Print only the lines from the top of the data through the line with "const zip = (xs, ys)", both included, skipping every picture.

== DATA PROVIDED ==

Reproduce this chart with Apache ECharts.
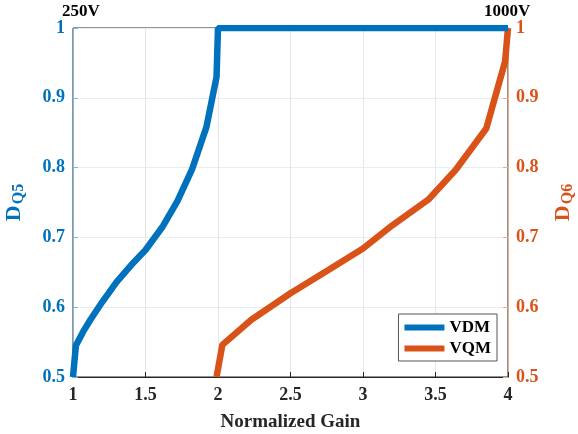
<!DOCTYPE html>
<html>
<head>
<meta charset="utf-8">
<script src="https://cdn.jsdelivr.net/npm/echarts@6/dist/echarts.min.js"></script>
<style>
  html, body { margin: 0; padding: 0; background: #fff; }
  #chart { width: 578px; height: 434px; }
</style>
</head>
<body>
<div id="chart"></div>
<script>
// VDM curve (left axis, D_Q5)
const vdmX = [1.0, 1.02, 1.07, 1.12, 1.2, 1.3, 1.4, 1.5, 1.62, 1.72, 1.82, 1.92, 1.99, 2.0, 4.0]
const vdmY = [0.5, 0.545, 0.565, 0.582, 0.607, 0.636, 0.66, 0.682, 0.716, 0.752, 0.797, 0.858, 0.93, 1.0, 1.0]
// VQM curve (right axis, D_Q6)
const vqmX = [1.99, 2.03, 2.23, 2.5, 2.75, 3.0, 3.2, 3.45, 3.64, 3.85, 3.98, 4.0]
const vqmY = [0.5, 0.546, 0.582, 0.62, 0.652, 0.684, 0.717, 0.754, 0.797, 0.856, 0.952, 1.0]

const blue = '#0072BD'
const orange = '#D95319'
const font = 'Liberation Serif'

const chart = echarts.init(document.getElementById('chart'))

const zip = (xs, ys) => xs.map((x, i) => [x, ys[i]])

chart.setOption({
  animation: false,
  grid: {
    left: 73, right: 70, top: 28, bottom: 57,
    outerBoundsMode: 'none',
    containLabel: false,
    show: true, borderColor: '#262626', borderWidth: 1, backgroundColor: '#fff'
  },
  graphic: [
    { type: 'text', left: 62, top: 3, style: { text: '250V', font: 'bold 17px "Liberation Serif"', fill: '#000' } },
    { type: 'text', left: 484, top: 3, style: { text: '1000V', font: 'bold 17px "Liberation Serif"', fill: '#000' } }
  ],
  legend: {
    right: 81, bottom: 73,
    orient: 'vertical',
    backgroundColor: '#fff',
    borderColor: '#555',
    borderWidth: 1,
    borderRadius: 0,
    padding: [5, 6, 4, 6],
    itemGap: 4,
    itemWidth: 40,
    itemHeight: 6,
    icon: 'rect',
    textStyle: { fontFamily: font, fontWeight: 'bold', fontSize: 17, color: '#000' },
    data: ['VDM', 'VQM']
  },
  xAxis: {
    type: 'value',
    min: 1, max: 4, interval: 0.5,
    name: 'Normalized Gain',
    nameLocation: 'middle',
    nameGap: 36,
    nameTextStyle: { fontFamily: font, fontWeight: 'bold', fontSize: 19, color: '#262626' },
    axisLine: { show: true, lineStyle: { color: '#262626', width: 1 } },
    axisTick: { show: true, inside: true, length: 5, lineStyle: { color: '#262626' } },
    axisLabel: { fontFamily: font, fontWeight: 'bold', fontSize: 18, color: '#262626', margin: 9 },
    splitLine: { show: true, lineStyle: { color: '#e6e6e6', width: 1 } }
  },
  yAxis: [
    {
      type: 'value',
      position: 'left',
      min: 0.5, max: 1, interval: 0.1,
      name: '{d|D}{s|Q5}',
      nameLocation: 'middle',
      nameRotate: 90,
      nameGap: 46,
      nameTextStyle: {
        color: blue,
        rich: {
          d: { fontFamily: font, fontWeight: 'bold', fontSize: 22, color: blue },
          s: { fontFamily: font, fontWeight: 'bold', fontSize: 16, color: blue, padding: [10, 0, 0, 1] }
        }
      },
      axisLine: { show: true, lineStyle: { color: '#80b8de', width: 1 } },
      axisTick: { show: true, inside: true, length: 5, lineStyle: { color: '#80b8de' } },
      axisLabel: { fontFamily: font, fontWeight: 'bold', fontSize: 18, color: blue, margin: 8 },
      splitLine: { show: true, lineStyle: { color: '#e6eef5', width: 1 } }
    },
    {
      type: 'value',
      position: 'right',
      min: 0.5, max: 1, interval: 0.1,
      name: '{d|D}{s|Q6}',
      nameLocation: 'middle',
      nameRotate: 90,
      nameGap: 42,
      nameTextStyle: {
        color: orange,
        rich: {
          d: { fontFamily: font, fontWeight: 'bold', fontSize: 22, color: orange },
          s: { fontFamily: font, fontWeight: 'bold', fontSize: 16, color: orange, padding: [10, 0, 0, 1] }
        }
      },
      axisLine: { show: true, lineStyle: { color: '#eca98c', width: 1 } },
      axisTick: { show: true, inside: true, length: 5, lineStyle: { color: '#eca98c' } },
      axisLabel: { fontFamily: font, fontWeight: 'bold', fontSize: 18, color: orange, margin: 8 },
      splitLine: { show: false }
    }
  ],
  series: [
    {
      name: 'VDM',
      type: 'line',
      yAxisIndex: 0,
      data: zip(vdmX, vdmY),
      showSymbol: false,
      symbol: 'none',
      itemStyle: { color: blue },
      lineStyle: { color: blue, width: 6.5 },
      z: 3
    },
    {
      name: 'VQM',
      type: 'line',
      yAxisIndex: 1,
      data: zip(vqmX, vqmY),
      showSymbol: false,
      symbol: 'none',
      itemStyle: { color: orange },
      lineStyle: { color: orange, width: 6.5 },
      z: 2
    }
  ]
})

window.addEventListener('resize', () => {
  chart.resize()
})
</script>
</body>
</html>
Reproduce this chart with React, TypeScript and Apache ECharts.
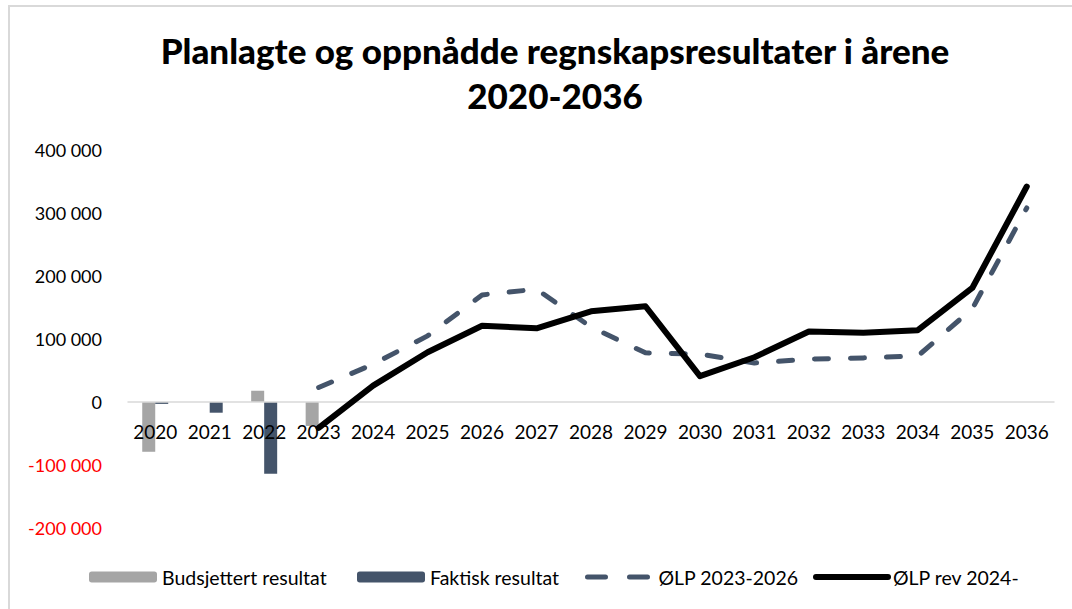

===

EXERCISE ANSWER →
Reproduce this chart with Apache ECharts.
<!DOCTYPE html>
<html>
<head>
<meta charset="utf-8">
<script src="https://cdn.jsdelivr.net/npm/echarts@6/dist/echarts.min.js"></script>
<style>
  html, body { margin: 0; padding: 0; background: #fff; }
  #chart { width: 578px; height: 434px; }
</style>
</head>
<body>
<div id="chart"></div>
<script>
// VDM curve (left axis, D_Q5)
const vdmX = [1.0, 1.02, 1.07, 1.12, 1.2, 1.3, 1.4, 1.5, 1.62, 1.72, 1.82, 1.92, 1.99, 2.0, 4.0]
const vdmY = [0.5, 0.545, 0.565, 0.582, 0.607, 0.636, 0.66, 0.682, 0.716, 0.752, 0.797, 0.858, 0.93, 1.0, 1.0]
// VQM curve (right axis, D_Q6)
const vqmX = [1.99, 2.03, 2.23, 2.5, 2.75, 3.0, 3.2, 3.45, 3.64, 3.85, 3.98, 4.0]
const vqmY = [0.5, 0.546, 0.582, 0.62, 0.652, 0.684, 0.717, 0.754, 0.797, 0.856, 0.952, 1.0]

const blue = '#0072BD'
const orange = '#D95319'
const font = 'Liberation Serif'

const chart = echarts.init(document.getElementById('chart'))

const zip = (xs, ys) => xs.map((x, i) => [x, ys[i]])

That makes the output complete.